I’m writing an article on correlations (much more interesting than I had thought!) One of the things I have learned is that the coefficient of determination captures the idea of effect size in a way that is particularly intuitive to estimate because it is additive. This makes it a useful tool to estimate the sample size needed for an experiment.

To find out the sample size necessary for an experiment, we

1. Estimate the coefficient of determination for the effect we want to investigate1¹ We’ll learn how this works in that future article on correlations.;
2. Pick a significance level2² For quick and dirty experiments, I often use the second-lowest curve, which corresponds to a one-sided p=0.05 and two-sided p=0.1.; and then
3. Read off the necessary sample size on the left.

If this number is bigger than our budget for this particular experiment, we’ll have to find something else to investigate.

If we are investigating effects with smaller coefficients of variation, we’ll have to rely on a separate plot because the sample sizes quickly become large.

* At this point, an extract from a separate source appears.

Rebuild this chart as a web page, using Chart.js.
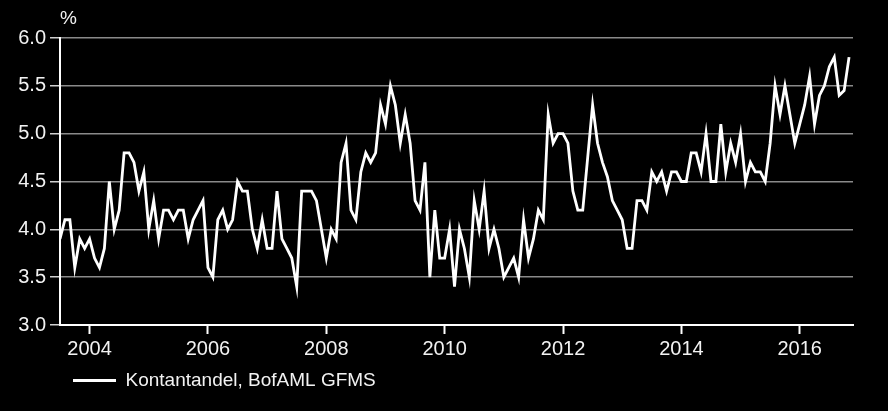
<!DOCTYPE html>
<html>
<head>
<meta charset="utf-8">
<script src="https://cdn.jsdelivr.net/npm/chart.js@4.4.1/dist/chart.umd.min.js"></script>
<style>
    html, body { margin: 0; padding: 0; background: #000; }
    #wrap { width: 888px; height: 411px; }
</style>
</head>
<body>
<div id="wrap"><canvas id="myChart" width="888" height="411"></canvas></div>
<script>
// Monthly cash share, first value is July 2003
const firstYear = 2003;
const firstMonth = 7;
const cash2003 = [3.9, 4.1, 4.1, 3.6, 3.9, 3.8];
const cash2004 = [3.9, 3.7, 3.6, 3.8, 4.5, 4.0, 4.2, 4.8, 4.8, 4.7, 4.4, 4.6];
const cash2005 = [4.0, 4.3, 3.9, 4.2, 4.2, 4.1, 4.2, 4.2, 3.9, 4.1, 4.2, 4.3];
const cash2006 = [3.6, 3.5, 4.1, 4.2, 4.0, 4.1, 4.5, 4.4, 4.4, 4.0, 3.8, 4.1];
const cash2007 = [3.8, 3.8, 4.4, 3.9, 3.8, 3.7, 3.4, 4.4, 4.4, 4.4, 4.3, 4.0];
const cash2008 = [3.7, 4.0, 3.9, 4.7, 4.9, 4.2, 4.1, 4.6, 4.8, 4.7, 4.8, 5.3];
const cash2009 = [5.1, 5.5, 5.3, 4.9, 5.2, 4.9, 4.3, 4.2, 4.7, 3.5, 4.2, 3.7];
const cash2010 = [3.7, 4.0, 3.4, 4.0, 3.8, 3.5, 4.3, 4.0, 4.4, 3.8, 4.0, 3.8];
const cash2011 = [3.5, 3.6, 3.7, 3.5, 4.1, 3.7, 3.9, 4.2, 4.1, 5.2, 4.9, 5.0];
const cash2012 = [5.0, 4.9, 4.4, 4.2, 4.2, 4.75, 5.3, 4.9, 4.7, 4.55, 4.3, 4.2];
const cash2013 = [4.1, 3.8, 3.8, 4.3, 4.3, 4.2, 4.6, 4.5, 4.6, 4.4, 4.6, 4.6];
const cash2014 = [4.5, 4.5, 4.8, 4.8, 4.6, 5.0, 4.5, 4.5, 5.1, 4.6, 4.9, 4.7];
const cash2015 = [5.0, 4.5, 4.7, 4.6, 4.6, 4.5, 4.9, 5.5, 5.2, 5.5, 5.2, 4.9];
const cash2016 = [5.1, 5.3, 5.6, 5.1, 5.4, 5.5, 5.7, 5.8, 5.4, 5.45, 5.8];

const xTicks = [2004, 2006, 2008, 2010, 2012, 2014, 2016];
const yTicks = [3.0, 3.5, 4.0, 4.5, 5.0, 5.5, 6.0];
const seriesLabel = 'Kontantandel, BofAML GFMS';
const unitLabel = '%';

const cashYears = [cash2003, cash2004, cash2005, cash2006, cash2007, cash2008, cash2009,
    cash2010, cash2011, cash2012, cash2013, cash2014, cash2015, cash2016];

const points = [];
cashYears.forEach((vals, i) => {
    const startM = i === 0 ? firstMonth : 1;
    vals.forEach((v, j) => {
        points.push({ x: firstYear + i + (startM - 1 + j) / 12, y: v });
    });
});

const textColor = '#f2f2f2';
const family = "'Liberation Sans', Arial, sans-serif";
const font = { family: family, size: 19 };
const tickFont = { family: family, size: 20 };

// '%' over the y axis, and legend moved under the plot
const extras = {
    id: 'extras',
    beforeDraw(chart) {
        if (chart.legend) {
            chart.legend.left = 63;
            chart.legend.top = 361;
        }
    },
    afterDraw(chart) {
        const c = chart.ctx;
        c.save();
        c.fillStyle = textColor;
        c.font = font.size + 'px ' + font.family;
        c.textBaseline = 'middle';
        c.textAlign = 'left';
        c.fillText(unitLabel, chart.chartArea.left, 19);
        c.restore();
    }
};

const ctx = document.getElementById('myChart').getContext('2d');
const myChart = new Chart(ctx, {
    type: 'line',
    data: {
        datasets: [{
            label: seriesLabel,
            data: points,
            borderColor: '#ffffff',
            backgroundColor: '#ffffff',
            borderWidth: 2.8,
            pointRadius: 0,
            tension: 0,
            fill: false
        }]
    },
    options: {
        responsive: false,
        animation: false,
        layout: { padding: { left: 0, right: 35, top: 38, bottom: 0 } },
        plugins: {
            legend: {
                position: 'bottom',
                align: 'start',
                labels: {
                    color: textColor,
                    font: font,
                    boxWidth: 43,
                    boxHeight: 3,
                    padding: 10,
                    generateLabels: chart => Chart.defaults.plugins.legend.labels.generateLabels(chart)
                        .map(l => Object.assign(l, { lineWidth: 0, fillStyle: '#ffffff' }))
                }
            },
            tooltip: { enabled: false }
        },
        scales: {
            x: {
                type: 'linear',
                min: 2003.5,
                max: 2016.9,
                afterBuildTicks: s => { s.ticks = xTicks.map(v => ({ value: v })); },
                afterFit: s => { s.height = 86 - (s.chart.legend ? s.chart.legend.height : 0); },
                grid: { drawOnChartArea: false, tickLength: 9, tickColor: '#ffffff', tickWidth: 2 },
                border: { color: '#ffffff', width: 2 },
                ticks: { color: textColor, font: tickFont, padding: 3, maxRotation: 0, autoSkip: false,
                    callback: v => String(v) }
            },
            y: {
                min: 3,
                max: 6,
                afterBuildTicks: s => { s.ticks = yTicks.map(v => ({ value: v })); },
                afterFit: s => { s.width = 60; },
                grid: { color: '#8a8a8a', lineWidth: 1.5, tickLength: 10, tickColor: '#d0d0d0' },
                border: { color: '#ffffff', width: 2 },
                ticks: { color: textColor, font: tickFont, padding: 4, callback: v => v.toFixed(1) }
            }
        }
    },
    plugins: [extras]
});
</script>
</body>
</html>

I don’t think this graph should be used as often. Once we’re investigating effects with coefficients of determination around the single-digit percent we have to be really sure that the effect (a) even makes theoretical sense, and (b) is highly valuable to make the effort worth it. There are usually lower hanging fruit around.

Derivation notes

In the future correlations article we will learn the following transformation of the correlation coefficient3³ The logit function captures the idea that a difference in correlation between 0.95 and 0.98 is more difficult to prove than e.g. a difference between 0.2 and 0.3.:

\[z_r = 0.5 \log{\frac{1+r}{1-r}}\]

This value has a nearly-normally distributed sample distribution with a standard deviation of

\[\mathrm{se}_{z_r} = \frac{1}{\sqrt{n-3}}\]

regardless of the size of \(r\). The above curves are constructed by driving these equations backward.